Visitation Issue:  My child got hurt during visitation!

The Visitation Chronicles:  Part Two-  My child got hurt during visitation!               

By M. J. Goodwin

 

I get at least three contacts a year from clients whose child has been injured in some way during visitation.  The client typically wants to know what the Court is going to do about this injury.  The short answer is nothing, unless the custodial parent can show criminal behavior, a substantial incident of abuse or neglect, or a pattern of abuse or neglect, that rises to the level of a change of circumstances.  This is a very steep burden. 

The sort of thing that might give rise to the Family Court changing or limiting visitation based on an injury might be a child that is injured in a DUI related car wreck; a child that is run over in a parking lot while a parent drinks inside a bar; a child that is wandering a highway alone while a parent is under the influence of alcohol or drugs; or a child that is molested by a person that the visiting parent knew or should have known was a threat.   The more proof there is, the more likely the Court is to act.  Simple injuries like falling off a bike, skinning a knee or falling on a coffee table and getting a black eye, typically would not rise to the level of changing visitation.

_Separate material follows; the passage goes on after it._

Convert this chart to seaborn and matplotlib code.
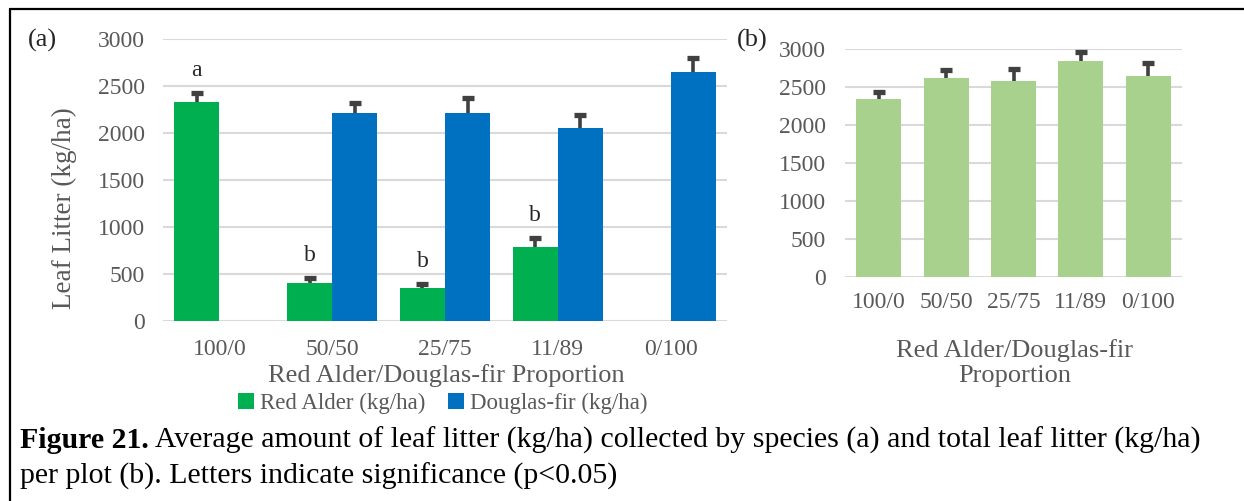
import numpy as np
import pandas as pd
import matplotlib
matplotlib.use("Agg")
import matplotlib.pyplot as plt
import seaborn as sns
from matplotlib.lines import Line2D

# ---------------- data ----------------
categories = ["100/0", "50/50", "25/75", "11/89", "0/100"]
series_names = ["Red Alder (kg/ha)", "Douglas-fir (kg/ha)"]
red_alder = [2335, 400, 355, 785, np.nan]
red_alder_err = [90, 55, 38, 100, np.nan]
douglas_fir = [np.nan, 2215, 2215, 2055, 2648]
douglas_fir_err = [np.nan, 105, 155, 138, 150]
sig_letters = ["a", "b", "b", "b", ""]
total = [2341, 2623, 2579, 2847, 2649]
total_err = [92, 110, 157, 115, 165]
yticks = [0, 500, 1000, 1500, 2000, 2500, 3000]

caption_bold = "Figure 21."
caption_line1 = " Average amount of leaf litter (kg/ha) collected by species (a) and total leaf litter (kg/ha)"
caption_line2 = "per plot (b). Letters indicate significance (p<0.05)"

# ---------------- style ----------------
GREEN = "#00b050"
BLUE = "#0070c0"
LIGHT = "#a9d18e"
GRAY_TXT = "#595959"
GRID = "#d9d9d9"
ERR = "#404040"

sns.set_style("white")
plt.rcParams["font.family"] = ["Liberation Serif", "DejaVu Serif"]

rows = []
for cat, v, e in zip(categories, red_alder, red_alder_err):
    rows.append((cat, series_names[0], v, e))
for cat, v, e in zip(categories, douglas_fir, douglas_fir_err):
    rows.append((cat, series_names[1], v, e))
dfa = pd.DataFrame(rows, columns=["Proportion", "Species", "value", "err"]).dropna()
err_lookup = {(r.Proportion, r.Species): r.err for r in dfa.itertuples()}

fig = plt.figure(figsize=(12.44, 5.01), dpi=100)
W, H = 1244, 501

def box(x0, x1, ytop, ybot):
    return [x0 / W, 1 - ybot / H, (x1 - x0) / W, (ybot - ytop) / H]

axa = fig.add_axes(box(163, 727, 39.3, 321))
axb = fig.add_axes(box(845, 1182, 49.3, 276.7))

def draw_err(ax, x, y, e):
    ax.vlines(x, y, y + e, color=ERR, lw=2.6, zorder=3)
    ax.plot([x], [y + e], marker="_", markersize=8.5, mew=3.8, color=ERR, zorder=3)

# ---- panel (a) ----
sns.barplot(data=dfa, x="Proportion", y="value", hue="Species", order=categories,
            hue_order=series_names, palette=[GREEN, BLUE], width=0.8, errorbar=None,
            saturation=1, linewidth=0, ax=axa)
for cont, name in zip(axa.containers, series_names):
    for p in cont:
        h = p.get_height()
        if not np.isfinite(h):
            continue
        xc = p.get_x() + p.get_width() / 2
        idx = int(round(xc))
        e = err_lookup[(categories[idx], name)]
        draw_err(axa, xc, h, e)
        if name == series_names[0] and sig_letters[idx]:
            axa.text(xc, h + e + 240, sig_letters[idx], ha="center", va="center",
                     fontsize=17, color="#262626")

handles, labels = axa.get_legend_handles_labels()
if axa.get_legend() is not None:
    axa.get_legend().remove()
axa.legend(handles, labels, loc="center", bbox_to_anchor=(0.496, -0.291), ncol=2,
           frameon=False, handlelength=0.7, handleheight=0.7, handletextpad=0.25,
           columnspacing=1.0, prop={"size": 16.5}, labelcolor=GRAY_TXT)

axa.set_ylabel("Leaf Litter (kg/ha)", fontsize=19.5, color=GRAY_TXT)
axa.yaxis.set_label_coords((64 - 163) / 564, (321 - 208) / 281.7)
axa.yaxis.label.set_va("center")
axa.set_xlabel("Red Alder/Douglas-fir Proportion", fontsize=19, color=GRAY_TXT)
axa.xaxis.set_label_coords((446.5 - 163) / 564, (321 - 376) / 281.7)
axa.xaxis.label.set_va("center")

# ---- panel (b) ----
sns.barplot(x=categories, y=total, color=LIGHT, width=0.67, errorbar=None,
            saturation=1, linewidth=0, ax=axb)
for p, e in zip(axb.patches, total_err):
    draw_err(axb, p.get_x() + p.get_width() / 2, p.get_height(), e)
axb.set_xlabel("Red Alder/Douglas-fir\nProportion", fontsize=19, color=GRAY_TXT,
               linespacing=1.15)
axb.xaxis.set_label_coords((1015 - 845) / 337, (276.7 - 363) / 227.4)
axb.xaxis.label.set_va("center")
axb.set_ylabel("")

for ax, xpad, ypad in ((axa, 13, 13), (axb, 11, 14)):
    ax.set_xlim(-0.5, len(categories) - 0.5)
    ax.set_ylim(0, 3000)
    ax.set_yticks(yticks)
    ax.yaxis.grid(True, color=GRID, lw=1.5)
    ax.xaxis.grid(False)
    ax.set_axisbelow(True)
    for s in ax.spines.values():
        s.set_visible(False)
    ax.tick_params(axis="x", length=0, pad=xpad, labelsize=17, labelcolor=GRAY_TXT)
    ax.tick_params(axis="y", length=0, pad=ypad, labelsize=17, labelcolor=GRAY_TXT)

fig.text(42 / W, 1 - 40 / H, "(a)", fontsize=19, ha="center", va="center", color="#262626")
fig.text(752 / W, 1 - 40 / H, "(b)", fontsize=19, ha="center", va="center", color="#262626")

# frame
fig.add_artist(Line2D([9.5 / W, 9.5 / W], [0, 1 - 9 / H], color="black", lw=1.6))
fig.add_artist(Line2D([9.5 / W, 1], [1 - 9 / H, 1 - 9 / H], color="black", lw=1.6))

# caption
CAP = 21.5
t1 = fig.text(20 / W, 1 - 440 / H, caption_bold, fontsize=CAP, fontweight="bold",
              ha="left", va="center", color="black")
fig.canvas.draw()
bb = t1.get_window_extent()
fig.text(bb.x1 / W, 1 - 440 / H, caption_line1, fontsize=CAP, ha="left", va="center",
         color="black")
fig.text(20 / W, 1 - 476 / H, caption_line2, fontsize=CAP, ha="left", va="center",
         color="black")

fig.savefig("out.png", dpi=100)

More complex situations, that involve repeated incidents of relatively minor neglect that result in a large succession of relatively minor injuries, must be documented over time before I would counsel a client to return to court on the issue.

In all cases involving children, the question that the Court must answer is what is in the best interest of the child?  That is the overriding concern.  The Court will view this question through a lens of what is normal (children do get hurt) and what is abuse or neglect.   Even if the Court does find abusive or neglectful behavior by the visiting parent, termination of visitation is unlikely.  Supervision would occur before termination occurs in most cases.

The ultimate answer to whether or not a Court will take action based on a particular set of facts and circumstances is as varied as there are facts and circumstances.   It is prudent to consult with an experienced Family Court attorney if you truly believe your child is in danger during visitation.